__GIVEN TASK__
Check every line below for the word "Python" and show those that hold it.

+ + +

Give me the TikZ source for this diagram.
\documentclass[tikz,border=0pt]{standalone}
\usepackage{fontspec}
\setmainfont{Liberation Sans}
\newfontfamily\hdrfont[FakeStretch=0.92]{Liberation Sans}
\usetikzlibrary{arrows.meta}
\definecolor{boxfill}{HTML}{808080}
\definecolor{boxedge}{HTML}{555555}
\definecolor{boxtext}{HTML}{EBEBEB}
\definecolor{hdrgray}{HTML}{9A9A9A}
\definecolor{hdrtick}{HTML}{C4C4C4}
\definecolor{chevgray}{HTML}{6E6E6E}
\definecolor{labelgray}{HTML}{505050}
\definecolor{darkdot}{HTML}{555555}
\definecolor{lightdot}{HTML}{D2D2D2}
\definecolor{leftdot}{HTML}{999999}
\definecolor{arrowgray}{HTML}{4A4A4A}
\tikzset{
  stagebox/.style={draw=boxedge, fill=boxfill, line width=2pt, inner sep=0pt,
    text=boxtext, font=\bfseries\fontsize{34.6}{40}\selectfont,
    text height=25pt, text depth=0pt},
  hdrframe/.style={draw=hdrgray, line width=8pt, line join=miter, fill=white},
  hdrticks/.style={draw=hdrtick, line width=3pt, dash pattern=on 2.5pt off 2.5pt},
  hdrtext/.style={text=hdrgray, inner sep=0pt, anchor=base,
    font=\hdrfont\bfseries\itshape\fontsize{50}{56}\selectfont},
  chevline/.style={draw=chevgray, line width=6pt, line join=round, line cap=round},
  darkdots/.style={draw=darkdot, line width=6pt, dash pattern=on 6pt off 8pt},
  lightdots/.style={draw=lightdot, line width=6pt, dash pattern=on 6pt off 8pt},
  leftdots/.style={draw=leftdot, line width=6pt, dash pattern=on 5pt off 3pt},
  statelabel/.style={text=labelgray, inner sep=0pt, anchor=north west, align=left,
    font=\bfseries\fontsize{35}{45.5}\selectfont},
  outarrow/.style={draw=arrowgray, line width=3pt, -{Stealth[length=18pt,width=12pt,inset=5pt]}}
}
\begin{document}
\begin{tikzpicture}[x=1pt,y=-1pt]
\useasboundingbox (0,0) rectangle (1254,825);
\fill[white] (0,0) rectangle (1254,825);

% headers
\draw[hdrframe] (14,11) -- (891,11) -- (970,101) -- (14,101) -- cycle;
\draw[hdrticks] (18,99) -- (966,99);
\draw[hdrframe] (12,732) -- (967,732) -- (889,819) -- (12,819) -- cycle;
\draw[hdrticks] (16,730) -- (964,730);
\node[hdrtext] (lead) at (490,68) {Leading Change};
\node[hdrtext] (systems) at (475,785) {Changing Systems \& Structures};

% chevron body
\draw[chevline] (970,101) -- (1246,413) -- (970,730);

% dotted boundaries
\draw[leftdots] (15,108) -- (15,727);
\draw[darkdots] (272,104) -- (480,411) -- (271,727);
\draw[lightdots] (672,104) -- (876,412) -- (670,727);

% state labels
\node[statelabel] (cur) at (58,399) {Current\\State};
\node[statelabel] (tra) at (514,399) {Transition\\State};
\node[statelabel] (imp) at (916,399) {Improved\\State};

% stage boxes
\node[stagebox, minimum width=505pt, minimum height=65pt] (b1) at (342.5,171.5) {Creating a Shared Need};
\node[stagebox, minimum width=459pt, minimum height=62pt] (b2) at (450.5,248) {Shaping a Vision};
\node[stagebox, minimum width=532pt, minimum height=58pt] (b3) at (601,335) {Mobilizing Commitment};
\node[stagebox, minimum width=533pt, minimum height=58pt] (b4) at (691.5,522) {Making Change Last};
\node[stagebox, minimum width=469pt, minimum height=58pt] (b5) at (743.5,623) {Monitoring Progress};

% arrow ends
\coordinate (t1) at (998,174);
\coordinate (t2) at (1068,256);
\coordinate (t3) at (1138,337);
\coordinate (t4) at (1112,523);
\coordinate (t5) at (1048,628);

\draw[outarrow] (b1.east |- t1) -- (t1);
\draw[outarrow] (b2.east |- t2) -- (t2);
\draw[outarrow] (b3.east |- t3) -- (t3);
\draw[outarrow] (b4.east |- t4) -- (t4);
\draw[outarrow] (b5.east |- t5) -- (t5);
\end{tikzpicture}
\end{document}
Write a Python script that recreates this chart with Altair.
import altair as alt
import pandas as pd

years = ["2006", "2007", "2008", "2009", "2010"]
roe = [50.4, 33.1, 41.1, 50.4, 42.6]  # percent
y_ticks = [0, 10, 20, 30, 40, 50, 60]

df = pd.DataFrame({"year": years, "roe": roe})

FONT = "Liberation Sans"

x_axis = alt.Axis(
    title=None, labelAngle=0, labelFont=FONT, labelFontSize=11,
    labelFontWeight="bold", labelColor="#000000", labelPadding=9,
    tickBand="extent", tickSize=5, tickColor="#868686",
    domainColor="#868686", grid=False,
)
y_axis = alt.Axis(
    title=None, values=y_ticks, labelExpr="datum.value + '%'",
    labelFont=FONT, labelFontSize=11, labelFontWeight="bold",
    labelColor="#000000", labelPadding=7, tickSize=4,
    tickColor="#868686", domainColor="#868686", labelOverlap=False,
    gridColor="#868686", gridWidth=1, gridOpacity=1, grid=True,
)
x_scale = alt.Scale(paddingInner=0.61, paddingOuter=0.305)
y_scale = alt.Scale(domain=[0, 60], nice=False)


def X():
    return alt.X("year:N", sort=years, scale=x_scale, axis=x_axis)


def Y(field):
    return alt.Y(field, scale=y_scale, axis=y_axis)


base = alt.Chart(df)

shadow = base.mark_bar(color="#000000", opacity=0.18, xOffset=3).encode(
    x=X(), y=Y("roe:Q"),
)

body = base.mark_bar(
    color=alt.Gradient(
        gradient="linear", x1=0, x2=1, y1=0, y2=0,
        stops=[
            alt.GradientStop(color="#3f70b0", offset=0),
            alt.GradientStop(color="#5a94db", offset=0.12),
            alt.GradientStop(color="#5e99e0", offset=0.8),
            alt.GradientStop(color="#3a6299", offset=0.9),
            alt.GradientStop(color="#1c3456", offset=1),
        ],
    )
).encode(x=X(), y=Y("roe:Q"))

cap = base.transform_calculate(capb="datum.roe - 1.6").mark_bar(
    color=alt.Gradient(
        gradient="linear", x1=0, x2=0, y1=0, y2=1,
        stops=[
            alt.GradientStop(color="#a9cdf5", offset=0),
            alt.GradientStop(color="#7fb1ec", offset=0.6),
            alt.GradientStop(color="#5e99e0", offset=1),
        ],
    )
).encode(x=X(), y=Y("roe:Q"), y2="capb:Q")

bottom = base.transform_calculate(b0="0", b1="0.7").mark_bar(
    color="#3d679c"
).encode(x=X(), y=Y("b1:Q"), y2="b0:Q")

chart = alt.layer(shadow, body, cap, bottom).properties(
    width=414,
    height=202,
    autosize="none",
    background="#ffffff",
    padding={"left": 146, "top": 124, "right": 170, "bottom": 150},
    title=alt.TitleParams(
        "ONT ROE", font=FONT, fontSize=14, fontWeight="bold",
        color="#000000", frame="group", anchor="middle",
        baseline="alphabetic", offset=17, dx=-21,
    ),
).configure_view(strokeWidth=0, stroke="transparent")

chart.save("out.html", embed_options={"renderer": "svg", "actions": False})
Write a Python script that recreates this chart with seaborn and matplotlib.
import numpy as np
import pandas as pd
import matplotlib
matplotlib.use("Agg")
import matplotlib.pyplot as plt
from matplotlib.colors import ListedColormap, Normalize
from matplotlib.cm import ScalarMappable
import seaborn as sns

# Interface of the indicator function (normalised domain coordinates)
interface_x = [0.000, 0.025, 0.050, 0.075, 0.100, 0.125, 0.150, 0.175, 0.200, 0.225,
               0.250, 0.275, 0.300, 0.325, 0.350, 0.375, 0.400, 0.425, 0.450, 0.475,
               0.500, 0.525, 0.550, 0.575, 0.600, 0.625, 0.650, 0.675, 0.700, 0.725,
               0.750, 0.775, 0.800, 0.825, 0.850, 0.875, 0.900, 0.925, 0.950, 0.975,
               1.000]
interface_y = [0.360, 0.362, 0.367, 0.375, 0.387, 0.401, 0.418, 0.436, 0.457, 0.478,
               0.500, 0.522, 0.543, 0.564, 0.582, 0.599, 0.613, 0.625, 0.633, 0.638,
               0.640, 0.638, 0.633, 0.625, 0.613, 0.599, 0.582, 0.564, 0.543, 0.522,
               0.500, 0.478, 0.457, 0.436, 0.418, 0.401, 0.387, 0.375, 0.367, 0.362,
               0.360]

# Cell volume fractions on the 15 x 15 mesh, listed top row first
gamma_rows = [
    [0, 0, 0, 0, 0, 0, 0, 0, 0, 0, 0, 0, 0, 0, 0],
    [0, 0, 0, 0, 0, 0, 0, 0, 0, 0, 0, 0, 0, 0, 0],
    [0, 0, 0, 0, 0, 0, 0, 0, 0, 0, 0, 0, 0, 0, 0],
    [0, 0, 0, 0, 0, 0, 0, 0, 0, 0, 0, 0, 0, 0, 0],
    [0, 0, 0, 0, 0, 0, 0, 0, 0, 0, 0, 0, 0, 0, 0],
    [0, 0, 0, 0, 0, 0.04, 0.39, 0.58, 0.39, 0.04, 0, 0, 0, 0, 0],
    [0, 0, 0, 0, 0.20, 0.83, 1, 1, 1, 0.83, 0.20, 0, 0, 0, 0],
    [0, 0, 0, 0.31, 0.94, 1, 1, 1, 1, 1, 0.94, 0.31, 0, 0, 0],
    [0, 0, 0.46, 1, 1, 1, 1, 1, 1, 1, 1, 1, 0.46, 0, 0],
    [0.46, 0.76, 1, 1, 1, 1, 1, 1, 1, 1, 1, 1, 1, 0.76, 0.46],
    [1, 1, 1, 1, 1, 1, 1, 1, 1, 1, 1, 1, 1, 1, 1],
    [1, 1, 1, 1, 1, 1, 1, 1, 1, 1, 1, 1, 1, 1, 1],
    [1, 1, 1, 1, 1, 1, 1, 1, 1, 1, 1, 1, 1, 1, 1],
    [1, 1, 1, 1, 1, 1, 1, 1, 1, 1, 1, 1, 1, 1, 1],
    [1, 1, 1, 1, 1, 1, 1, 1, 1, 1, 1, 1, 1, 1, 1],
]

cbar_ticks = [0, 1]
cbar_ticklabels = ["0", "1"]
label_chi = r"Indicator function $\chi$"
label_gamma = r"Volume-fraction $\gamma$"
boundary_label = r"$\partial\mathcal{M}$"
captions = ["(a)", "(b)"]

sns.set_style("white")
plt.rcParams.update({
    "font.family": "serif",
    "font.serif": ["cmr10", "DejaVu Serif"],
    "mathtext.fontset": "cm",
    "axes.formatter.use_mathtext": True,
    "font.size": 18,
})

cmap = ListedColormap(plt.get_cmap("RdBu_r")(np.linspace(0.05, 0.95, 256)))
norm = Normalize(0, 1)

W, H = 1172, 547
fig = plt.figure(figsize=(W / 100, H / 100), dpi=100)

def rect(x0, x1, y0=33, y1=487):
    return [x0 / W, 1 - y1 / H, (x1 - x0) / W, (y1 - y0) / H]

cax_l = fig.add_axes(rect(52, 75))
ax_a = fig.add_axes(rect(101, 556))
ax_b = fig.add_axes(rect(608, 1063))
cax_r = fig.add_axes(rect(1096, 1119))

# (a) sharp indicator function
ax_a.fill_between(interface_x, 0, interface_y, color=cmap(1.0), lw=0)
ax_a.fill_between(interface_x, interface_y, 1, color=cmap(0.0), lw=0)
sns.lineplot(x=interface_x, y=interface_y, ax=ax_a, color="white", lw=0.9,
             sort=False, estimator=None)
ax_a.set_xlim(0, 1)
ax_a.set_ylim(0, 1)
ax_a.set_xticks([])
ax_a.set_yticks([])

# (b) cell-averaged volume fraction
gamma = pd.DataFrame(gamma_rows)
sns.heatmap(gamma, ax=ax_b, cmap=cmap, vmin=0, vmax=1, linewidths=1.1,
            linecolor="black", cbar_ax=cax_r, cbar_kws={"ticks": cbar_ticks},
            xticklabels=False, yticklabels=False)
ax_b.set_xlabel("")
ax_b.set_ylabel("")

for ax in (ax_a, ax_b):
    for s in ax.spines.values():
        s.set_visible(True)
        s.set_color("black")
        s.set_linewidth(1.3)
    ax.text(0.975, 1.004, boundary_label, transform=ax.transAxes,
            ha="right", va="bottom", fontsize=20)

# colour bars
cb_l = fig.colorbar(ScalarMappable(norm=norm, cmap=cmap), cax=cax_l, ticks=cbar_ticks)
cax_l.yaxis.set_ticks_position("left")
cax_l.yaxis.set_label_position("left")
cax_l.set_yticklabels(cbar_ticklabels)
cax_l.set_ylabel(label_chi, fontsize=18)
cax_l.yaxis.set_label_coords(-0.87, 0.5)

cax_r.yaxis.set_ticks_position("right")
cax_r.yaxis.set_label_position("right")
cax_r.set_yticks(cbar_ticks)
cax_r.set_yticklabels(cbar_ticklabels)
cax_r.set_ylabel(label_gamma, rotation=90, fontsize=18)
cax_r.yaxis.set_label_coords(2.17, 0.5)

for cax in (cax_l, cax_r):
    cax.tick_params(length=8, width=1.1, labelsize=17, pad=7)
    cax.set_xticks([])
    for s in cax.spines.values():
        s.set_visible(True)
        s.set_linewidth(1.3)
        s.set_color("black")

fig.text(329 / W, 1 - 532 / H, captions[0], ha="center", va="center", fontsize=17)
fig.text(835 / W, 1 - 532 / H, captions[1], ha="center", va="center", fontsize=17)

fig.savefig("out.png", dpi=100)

+ + +

__RESULT OF THIS TASK__
Write a Python script that recreates this chart with Altair.
Write a Python script that recreates this chart with seaborn and matplotlib.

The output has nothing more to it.